Monica Trauzzi: Okay. Former USDA economist Keith Collins recently released a study that said that retail food prices could rise between 23 percent and 35 percent over the next three years. You can't possibly blame ethanol production for that solely. I mean they're --
Tom Elam: Well, first of all, let me correct Keith Collins' statement you just quoted.
Monica Trauzzi: OK.
Tom Elam: What he said was that prices would rise faster, that much faster, not that much. But if we're going to have 6 percent inflation, basically, he saying we have about 7 to 7 1/2 percent inflation in food prices because of ethanol. And, yes, ethanol can have that much of an effect. If I'm right about the price of corn and how that would affect other agricultural commodities, I would agree with Mr. Collins that that is approximately the additional effect we would see on U.S. food prices over the next two to three years.
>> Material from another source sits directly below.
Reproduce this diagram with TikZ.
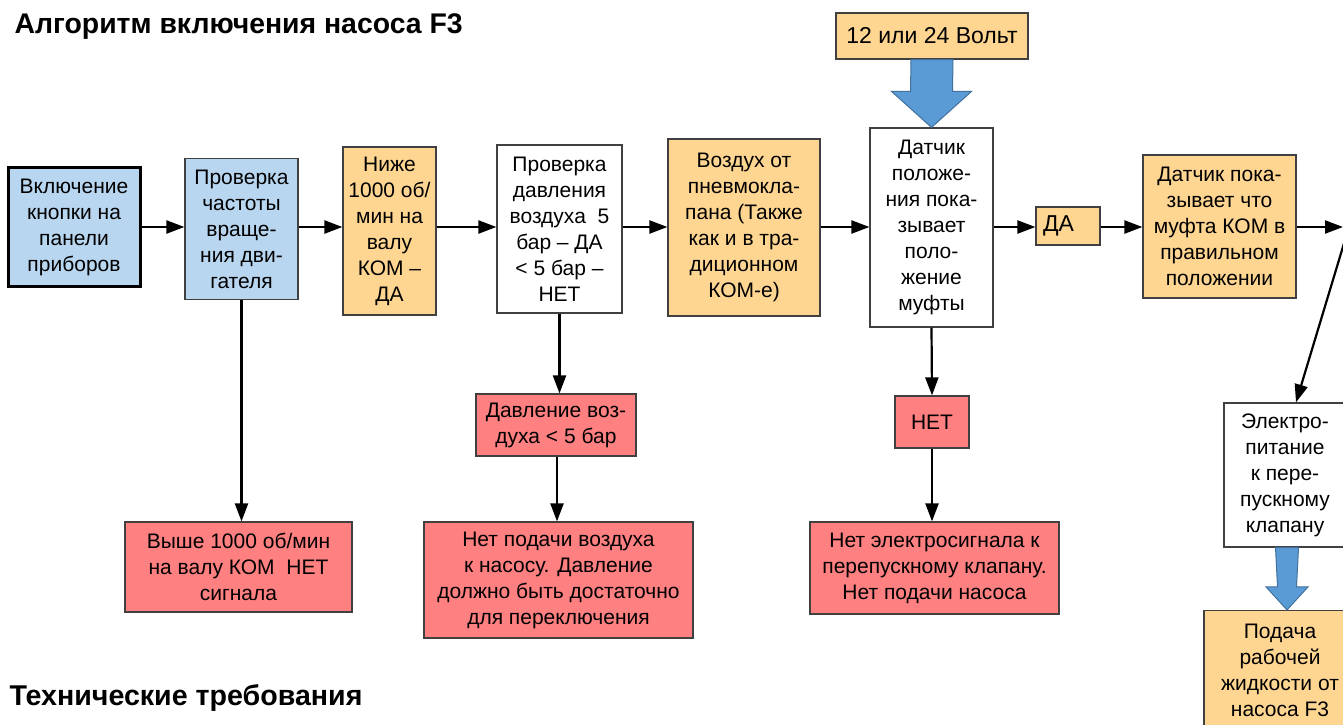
\documentclass[tikz,border=0pt]{standalone}
\usepackage{fontspec}
\setmainfont{Liberation Sans}
\usetikzlibrary{arrows.meta,calc}
\definecolor{boxblue}{RGB}{184,214,240}
\definecolor{boxorange}{RGB}{255,214,145}
\definecolor{boxred}{RGB}{255,128,128}
\definecolor{fatfill}{RGB}{91,155,213}
\definecolor{fatline}{RGB}{65,113,156}
\begin{document}
\begin{tikzpicture}[x=1pt,y=-1pt,>={Triangle[length=18pt,width=13pt]},
  box/.style={draw=black!75,line width=1.2pt,align=center,inner sep=0pt,
    font=\fontsize{21}{26}\selectfont},
  bluebox/.style={box,fill=boxblue},
  orangebox/.style={box,fill=boxorange},
  redbox/.style={box,fill=boxred},
  whitebox/.style={box,fill=white},
  conn/.style={->,line width=2.2pt},
  fat/.style={fill=fatfill,draw=fatline,line width=1pt}]
\path[use as bounding box,clip] (0,0) rectangle (1343,724);

\node[anchor=base west,font=\fontsize{28.4}{33}\selectfont\bfseries] (title) at (11,33) {Алгоритм включения насоса F3};
\node[anchor=base west,font=\fontsize{28.6}{33}\selectfont\bfseries] (tech) at (6,705) {Технические требования};

% main row
\node[bluebox,line width=3pt,draw=black,minimum width=132,minimum height=119] (btn) at (74,227) {Включение\\кнопки на\\панели\\приборов};
\node[bluebox,minimum width=113,minimum height=141] (rpm) at (241.5,229) {Проверка\\частоты\\враще-\\ния дви-\\гателя};
\node[orangebox,minimum width=93,minimum height=168] (low) at (389.5,231) {Ниже\\1000 об/\\мин на\\валу\\КОМ –\\ДА};
\node[whitebox,minimum width=125,minimum height=168] (pres) at (559.5,229) {Проверка\\давления\\воздуха \ 5\\бар – ДА\\< 5 бар –\\НЕТ};
\node[orangebox,minimum width=152,minimum height=177] (air) at (744,227.5) {Воздух от\\пневмокла-\\пана (Также\\как и в тра-\\диционном\\КОМ-е)};
\node[whitebox,minimum width=123,minimum height=199] (sens) at (931.5,227.5) {Датчик\\положе-\\ния пока-\\зывает\\поло-\\жение\\муфты};
\node[orangebox,minimum width=192,minimum height=46,font=\fontsize{23}{28}\selectfont] (volt) at (932,36) {12 или 24 Вольт};
\node[orangebox,minimum height=38,text width=54,align=left,inner xsep=5pt,font=\fontsize{23}{28}\selectfont] (yes) at (1068,226) {\hspace*{2pt}ДА};
\node[orangebox,minimum width=153,minimum height=143] (ok) at (1219.5,226.5) {Датчик пока-\\зывает что\\муфта КОМ в\\правильном\\положении};
\node[whitebox,minimum width=122,minimum height=144] (power) at (1285,475) {Электро-\\питание\\к пере-\\пускному\\клапану};
\node[orangebox,minimum width=152,minimum height=119] (feed) at (1280,670) {Подача\\рабочей\\жидкости от\\насоса F3};

% failure boxes
\node[redbox,minimum width=227,minimum height=90] (high) at (238.5,567) {Выше 1000 об/мин\\на валу КОМ \ НЕТ\\сигнала};
\node[redbox,minimum width=160,minimum height=62] (lowair) at (556,425) {Давление воз-\\духа < 5 бар};
\node[redbox,minimum width=269,minimum height=116] (noair) at (558.5,580) {Нет подачи воздуха\\к насосу. Давление\\должно быть достаточно\\для переключения};
\node[redbox,minimum width=74,minimum height=52] (no) at (932,422) {НЕТ};
\node[redbox,minimum width=249,minimum height=92] (nosig) at (934.5,568) {Нет электросигнала к\\перепускному клапану.\\Нет подачи насоса};

\coordinate (edge) at (1343,227);
\coordinate (entry) at (1345,240);

\draw[conn] (btn.east |- 0,227) -- (rpm.west |- 0,227);
\draw[conn] (rpm.east |- 0,227) -- (low.west |- 0,227);
\draw[conn] (low.east |- 0,227) -- (pres.west |- 0,227);
\draw[conn] (pres.east |- 0,227) -- (air.west |- 0,227);
\draw[conn] (air.east |- 0,227) -- (sens.west |- 0,227);
\draw[conn] (sens.east |- 0,227) -- (yes.west |- 0,227);
\draw[conn] (yes.east |- 0,227) -- (ok.west |- 0,227);
\draw[conn] (ok.east |- edge) -- (edge);
\draw[conn] (entry) -- ([xshift=11pt]power.north);

\draw[conn] (rpm.south) -- (rpm.south |- high.north);
\draw[conn] (pres.south) -- (pres.south |- lowair.north);
\draw[conn] ([xshift=1pt]lowair.south) -- ([xshift=1pt]lowair.south |- noair.north);
\draw[conn] (sens.south) -- (no.north);
\draw[conn] (no.south) -- (no.south |- nosig.north);

% block arrows
\draw[fat] ($(volt.south)+(-21,0)$) -- ($(sens.north)+(-21,-36)$) -- ($(sens.north)+(-40,-36)$)
  -- (sens.north) -- ($(sens.north)+(40,-36)$) -- ($(sens.north)+(21,-36)$) -- ($(volt.south)+(21,0)$) -- cycle;
\draw[fat] ($(power.south)+(-9.5,0)$) -- ($(feed.north)+(-2.5,-23)$) -- ($(feed.north)+(-14,-23)$)
  -- ($(feed.north)+(7,0)$) -- ($(feed.north)+(28,-23)$) -- ($(feed.north)+(16.5,-23)$) -- ($(power.south)+(13.5,0)$) -- cycle;
\end{tikzpicture}
\end{document}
Monica Trauzzi: How do you see this playing into the presidential election, the campaigns? Is this going to come out as a major issue or are gas prices really going to take the spotlight?
Tom Elam: Well, first of all, I'm guessing that the weak economy is going to be the top issue. Number two will be Iraq and Afghanistan and then number three will be fuel and then behind that food. Those will be the top four issues in this campaign.
Monica Trauzzi: So this will come into play?
Tom Elam: It will come into play, but it's certainly not going to be the top issue.
Monica Trauzzi: All right, it will be an interesting thing to watch.
Tom Elam: It's going to be very interesting, you're right.
Monica Trauzzi: Thanks for coming on the show.
Tom Elam: Thank you.
Monica Trauzzi: This is OnPoint. I'm Monica Trauzzi. Thanks for watching.